Wednesday, August 17, 2011


I got to visit with one of my dear friends today.  We spoke of where we are in our lives.  The last time we saw each other I was cleaning out my office at the Wesley Foundation.  I remember her words to me then, "It doesn't look right, but it doesn't look wrong." Today she said to me, "You look years younger than you did this time last year."  I see myself in the mirror every day.  I wasn't aware of how outwardly noticeable the changes in my spirit have been.

I remain wonder struck.  This weekend will be my oldest son's seventh birthday.  It is the first time in his life that I can enjoy his special day without being weighed down with concerns and worries about the beginning of fall semester.  For the first time I don't have to rush off to another back to campus event.  For the first time, planning my little boy's birthday party can be the most important thing in my life during the weekend that freshmen move in to campus.  It is wonderful to me.

This morning I sat beside my sweet boy on the floor as he ate dry Trix cereal before going to school.  I looked at his feet, noticing how they look more like my husband's feet than mine.  I had never noticed before.  It was a quiet, beautiful moment.  I noticed because there is room inside of me for such observations.  There didn't quite seem to be that kind of room several months ago.

It is almost as if whole parts of my being went to sleep in the pressure cooker I was living in.  I didn't even recognize my own diminished capacity for joy; who knows when it quietly slipped away.  Well, actually I am very aware of Who knows.  I believe it is why He did for me what I could not do for myself:  give me freedom.  At the time, I was devastated.  Today I can see God's goodness in it.  He is so good.

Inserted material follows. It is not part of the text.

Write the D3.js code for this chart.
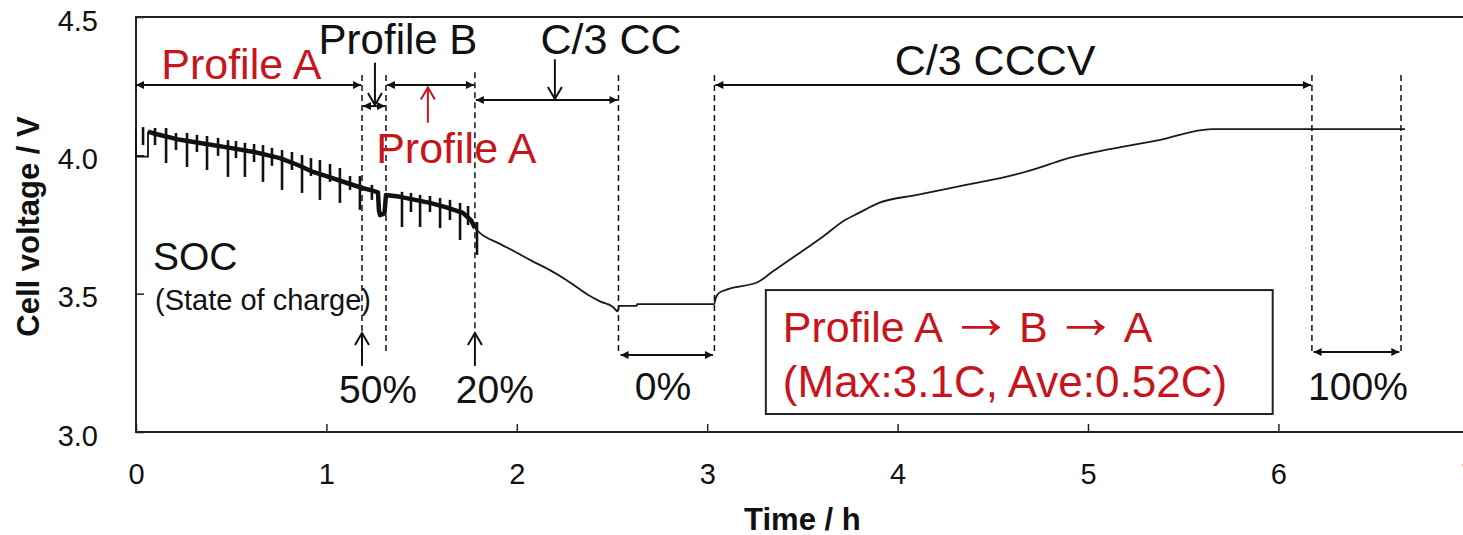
<!DOCTYPE html>
<html>
<head>
<meta charset="utf-8">
<script src="https://cdn.jsdelivr.net/npm/d3@7"></script>
<style>
  html, body { margin: 0; padding: 0; background: #fff; }
  svg { display: block; font-family: 'Liberation Sans', Arial, sans-serif; }
  .tick text { font-size: 29px; fill: #111; }
</style>
</head>
<body>
<svg id="chart" width="1463" height="535"></svg>
<script>
'use strict';

const RED = '#c8141c';

// ── Data: time / h, voltage / V ────────────────────────────────
const xTicks = [0, 1, 2, 3, 4, 5, 6, 7];
const yTicks = [3.0, 3.5, 4.0, 4.5];

// rest step at the very start of the record
const initialRest = [[0, 4.092], [0, 3.995], [0.063, 3.995], [0.063, 4.086]];

// base of the trace: profile A -> B -> A, C/3 CC, rest, C/3 CCCV, rest
const voltageTrace = [
  [0.063, 4.086], [0.10, 4.078], [0.231, 4.056], [0.36, 4.042], [0.494, 4.027],
  [0.62, 4.012], [0.756, 3.990], [0.85, 3.965], [0.930, 3.940], [1.02, 3.920],
  [1.108, 3.900], [1.187, 3.882], [1.229, 3.875], [1.271, 3.866], [1.276, 3.800],
  [1.282, 3.784], [1.305, 3.790], [1.313, 3.857], [1.387, 3.850], [1.46, 3.840],
  [1.544, 3.828], [1.63, 3.812], [1.717, 3.792], [1.76, 3.765], [1.780, 3.737],
  [1.807, 3.719], [1.912, 3.680], [2.000, 3.648], [2.069, 3.622], [2.174, 3.585],
  [2.264, 3.548], [2.369, 3.498], [2.437, 3.472], [2.505, 3.452], [2.530, 3.436],
  [2.537, 3.456], [2.630, 3.456], [2.632, 3.462], [3.036, 3.462], [3.045, 3.484],
  [3.062, 3.503], [3.114, 3.517], [3.267, 3.542], [3.340, 3.578], [3.493, 3.651],
  [3.598, 3.701], [3.724, 3.766], [3.797, 3.792], [3.902, 3.828], [4.102, 3.857],
  [4.359, 3.893], [4.611, 3.929], [4.737, 3.954], [4.863, 3.983], [5.121, 4.023],
  [5.373, 4.055], [5.651, 4.095], [6.665, 4.095]
];

// current pulses of the drive profiles: [time, upper V, lower V]
const pulseSpikes = [
  [0.037, 4.102, 4.037], [0.100, 4.099, 4.037], [0.158, 4.099, 3.972],
  [0.210, 4.081, 4.019], [0.268, 4.081, 3.958], [0.320, 4.074, 4.012],
  [0.373, 4.070, 3.947], [0.431, 4.063, 3.998], [0.483, 4.055, 3.922],
  [0.525, 4.052, 3.990], [0.572, 4.045, 3.922], [0.620, 4.041, 3.976],
  [0.667, 4.037, 3.904], [0.714, 4.027, 3.962], [0.767, 4.019, 3.875],
  [0.819, 4.012, 3.947], [0.872, 4.001, 3.864], [0.919, 3.990, 3.925],
  [0.966, 3.983, 3.839], [1.019, 3.969, 3.904], [1.071, 3.954, 3.828],
  [1.124, 3.925, 3.875], [1.176, 3.925, 3.803], [1.239, 3.893, 3.839],
  [1.397, 3.868, 3.741], [1.444, 3.864, 3.795], [1.492, 3.857, 3.741],
  [1.544, 3.853, 3.795], [1.597, 3.846, 3.737], [1.649, 3.839, 3.766],
  [1.702, 3.828, 3.694], [1.744, 3.817, 3.748], [1.791, 3.759, 3.640]
];

// phase boundaries (dashed markers): time, top V, bottom V
const boundaries = [
  [1.187, 4.29, 3.358], [1.313, 4.29, 3.285], [1.780, 4.30, 3.358],
  [2.534, 4.29, 3.289], [3.038, 4.29, 3.289], [6.176, 4.29, 3.289],
  [6.644, 4.29, 3.289]
];

// double-headed spans: from t, to t, V
const spans = [
  [0.0, 1.182, 4.254], [1.192, 1.308, 4.178], [1.318, 1.775, 4.254],
  [1.785, 2.529, 4.200], [3.043, 6.171, 4.254], [2.545, 3.030, 3.278],
  [6.185, 6.635, 3.289]
];

// single pointer arrows: t, from V, to V (tip), colour
const pointers = [
  [1.255, 4.335, 4.182, '#111'], [2.200, 4.347, 4.204, '#111'],
  [1.533, 4.118, 4.245, RED], [1.187, 3.239, 3.358, '#111'],
  [1.780, 3.239, 3.358, '#111']
];

// text labels: text, t, V (baseline), anchor, size, colour
const labels = [
  ['Profile A', 0.553, 4.276, 'middle', 43, RED],
  ['Profile B', 1.376, 4.366, 'middle', 42, '#111'],
  ['C/3 CC', 2.495, 4.366, 'middle', 43, '#111'],
  ['C/3 CCCV', 4.512, 4.290, 'middle', 43, '#111'],
  ['Profile A', 1.682, 3.972, 'middle', 43, RED],
  ['SOC', 0.089, 3.586, 'start', 39, '#111'],
  ['(State of charge)', 0.100, 3.441, 'start', 29, '#111'],
  ['50%', 1.271, 3.105, 'middle', 39, '#111'],
  ['20%', 1.885, 3.105, 'middle', 39, '#111'],
  ['0%', 2.768, 3.116, 'middle', 39, '#111'],
  ['100%', 6.418, 3.116, 'middle', 39, '#111']
];

// legend box text, split where the arrows go
const legendRow1 = ['Profile A', '\u2192', 'B', '\u2192', 'A'];
const legendRow2 = '(Max:3.1C, Ave:0.52C)';

// ── Layout ─────────────────────────────────────────────────────
const svg = d3.select('#chart');
const margin = { left: 136, top: 17, bottom: 103 };
const H = 535;
const x = d3.scaleLinear().domain([0, 7]).range([margin.left, margin.left + 7 * 190.4]);
const y = d3.scaleLinear().domain([3.0, 4.5]).range([H - margin.bottom, margin.top]);

// ── Markers ────────────────────────────────────────────────────
const defs = svg.append('defs');
defs.append('marker')
  .attr('id', 'head')
  .attr('viewBox', '0 -5 10 10')
  .attr('refX', 10)
  .attr('refY', 0)
  .attr('markerUnits', 'userSpaceOnUse')
  .attr('markerWidth', 10)
  .attr('markerHeight', 8)
  .attr('orient', 'auto-start-reverse')
  .append('path')
    .attr('d', 'M0,-5L10,0L0,5Z')
    .attr('fill', '#111');

// ── Axes ───────────────────────────────────────────────────────
const xAxis = svg.append('g')
  .attr('transform', `translate(0,${y(3.0)})`)
  .call(d3.axisBottom(x).tickValues(xTicks).tickFormat(d3.format('d'))
    .tickSizeInner(-8).tickSizeOuter(0).tickPadding(31));
xAxis.select('.domain').remove();
xAxis.selectAll('line').attr('stroke', '#222').attr('stroke-width', 1.5);

const yAxis = svg.append('g')
  .attr('transform', `translate(${x(0)},0)`)
  .call(d3.axisLeft(y).tickValues(yTicks).tickFormat(d3.format('.1f'))
    .tickSizeInner(-8).tickSizeOuter(0).tickPadding(38));
yAxis.select('.domain').remove();
yAxis.selectAll('line').attr('stroke', '#222').attr('stroke-width', 1.5);
yAxis.selectAll('text').attr('dy', '0.45em');

// frame (right edge lies outside the window)
svg.append('path')
  .attr('d', `M${x(7)},${y(4.5)}H${x(0)}V${y(3.0)}H${x(7)}`)
  .attr('fill', 'none')
  .attr('stroke', '#222')
  .attr('stroke-width', 2);

svg.append('text')
  .attr('x', (x(0) + x(7)) / 2)
  .attr('y', 530)
  .attr('text-anchor', 'middle')
  .attr('font-weight', 'bold')
  .attr('font-size', 31)
  .attr('fill', '#111')
  .text('Time / h');

svg.append('text')
  .attr('transform', `translate(39,${(y(3.0) + y(4.5)) / 2 + 2}) rotate(-90)`)
  .attr('text-anchor', 'middle')
  .attr('font-weight', 'bold')
  .attr('font-size', 31)
  .attr('fill', '#111')
  .text('Cell voltage / V');

// ── Voltage trace ──────────────────────────────────────────────
const line = d3.line().x(d => x(d[0])).y(d => y(d[1]));

svg.append('path')
  .datum(initialRest)
  .attr('d', line)
  .attr('fill', 'none')
  .attr('stroke', '#111')
  .attr('stroke-width', 1.8);

const profileEnd = 1.785;
svg.append('path')
  .datum(voltageTrace.filter(d => d[0] <= profileEnd))
  .attr('d', line)
  .attr('fill', 'none')
  .attr('stroke', '#111')
  .attr('stroke-width', 4.5)
  .attr('stroke-linejoin', 'round');

svg.append('path')
  .datum(voltageTrace.filter(d => d[0] >= 1.780))
  .attr('d', d3.line().curve(d3.curveMonotoneX).x(d => x(d[0])).y(d => y(d[1])))
  .attr('fill', 'none')
  .attr('stroke', '#1a1a1a')
  .attr('stroke-width', 1.8)
  .attr('stroke-linejoin', 'round');

svg.append('g')
  .selectAll('line')
  .data(pulseSpikes)
  .join('line')
    .attr('x1', d => x(d[0]))
    .attr('x2', d => x(d[0]))
    .attr('y1', d => y(d[1]))
    .attr('y2', d => y(d[2]))
    .attr('stroke', '#111')
    .attr('stroke-width', 2.6);

// ── Annotations ────────────────────────────────────────────────
svg.append('g')
  .selectAll('line')
  .data(boundaries)
  .join('line')
    .attr('x1', d => x(d[0]))
    .attr('x2', d => x(d[0]))
    .attr('y1', d => y(d[1]))
    .attr('y2', d => y(d[2]))
    .attr('stroke', '#111')
    .attr('stroke-width', 1.5)
    .attr('stroke-dasharray', '6,4');

svg.append('g')
  .selectAll('line')
  .data(spans)
  .join('line')
    .attr('x1', d => x(d[0]))
    .attr('x2', d => x(d[1]))
    .attr('y1', d => y(d[2]))
    .attr('y2', d => y(d[2]))
    .attr('stroke', '#111')
    .attr('stroke-width', 2)
    .attr('marker-start', 'url(#head)')
    .attr('marker-end', 'url(#head)');

const ptr = svg.append('g').selectAll('g').data(pointers).join('g');
ptr.append('line')
  .attr('x1', d => x(d[0]))
  .attr('x2', d => x(d[0]))
  .attr('y1', d => y(d[1]))
  .attr('y2', d => y(d[2]))
  .attr('stroke', d => d[3])
  .attr('stroke-width', 2);
ptr.append('path')
  .attr('d', d => {
    const px = x(d[0]), tip = y(d[2]);
    const dir = y(d[1]) > tip ? 1 : -1; // 1: pointing up
    return `M${px - 7},${tip + dir * 12}L${px},${tip}L${px + 7},${tip + dir * 12}`;
  })
  .attr('fill', 'none')
  .attr('stroke', d => d[3])
  .attr('stroke-width', 2);

svg.append('g')
  .selectAll('text')
  .data(labels)
  .join('text')
    .attr('x', d => x(d[1]))
    .attr('y', d => y(d[2]))
    .attr('text-anchor', d => d[3])
    .attr('font-size', d => d[4])
    .attr('fill', d => d[5])
    .text(d => d[0]);

// legend box
const box = { t0: 3.308, t1: 5.970, v0: 3.513, v1: 3.065 };
svg.append('rect')
  .attr('x', x(box.t0))
  .attr('y', y(box.v0))
  .attr('width', x(box.t1) - x(box.t0))
  .attr('height', y(box.v1) - y(box.v0))
  .attr('fill', 'none')
  .attr('stroke', '#222')
  .attr('stroke-width', 2);

// thin long arrows: the sans arrow glyph drawn larger, kept at mid-cap height
const row1 = svg.append('text')
  .attr('x', x(box.t0) + 17)
  .attr('y', y(box.v0) + 52)
  .attr('font-size', 43)
  .attr('fill', RED);
row1.selectAll('tspan')
  .data(legendRow1)
  .join('tspan')
    .attr('font-size', d => d === '\u2192' ? 64 : null)
    .attr('dx', (d, i) => i > 0 ? 6 : 0)
    .attr('dy', (d, i) => d === '\u2192' ? -4 : (i > 0 ? 4 : 0))
    .text(d => d);

svg.append('text')
  .attr('x', x(box.t0) + 17)
  .attr('y', y(box.v0) + 107)
  .attr('font-size', 44)
  .attr('fill', RED)
  .text(legendRow2);
</script>
</body>
</html>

My friend spoke wistfully of cup filling.  She had attended a women's group at church one time where each participant was asked to fill a clear plastic cup with water and set it where it would be visible.  Each week she was to mark the water line.  Of course as time passed less and less water remained in the cup.  What was there became stagnant.  The point was that no one else fills our cups for us.  When we always pour into every one else, ignoring the condition of our own hearts, eventually we have nothing left to give, and what is there to give isn't worth having.  As she explained the dynamic to me, I began to sense that God used the events of the last few months show me how empty my own cup had become.

It's hard talking about the oppression I used to live in.  It seems like talking about it brings the feelings of suffocation back.  But at the same time I know that I must articulate the differences, simply so I can
recognize them and fully own the the changes that have come forth.  I know that if I fall asleep again I can walk right back into the same kind of prison I was in, simply with different wall paper.  Really I want to be free.  This is a season for learning to walk tall in this God gifted freedom.

1 comment:

What This Girl Learns said...

I love this. It's very thoughtful and encouraging.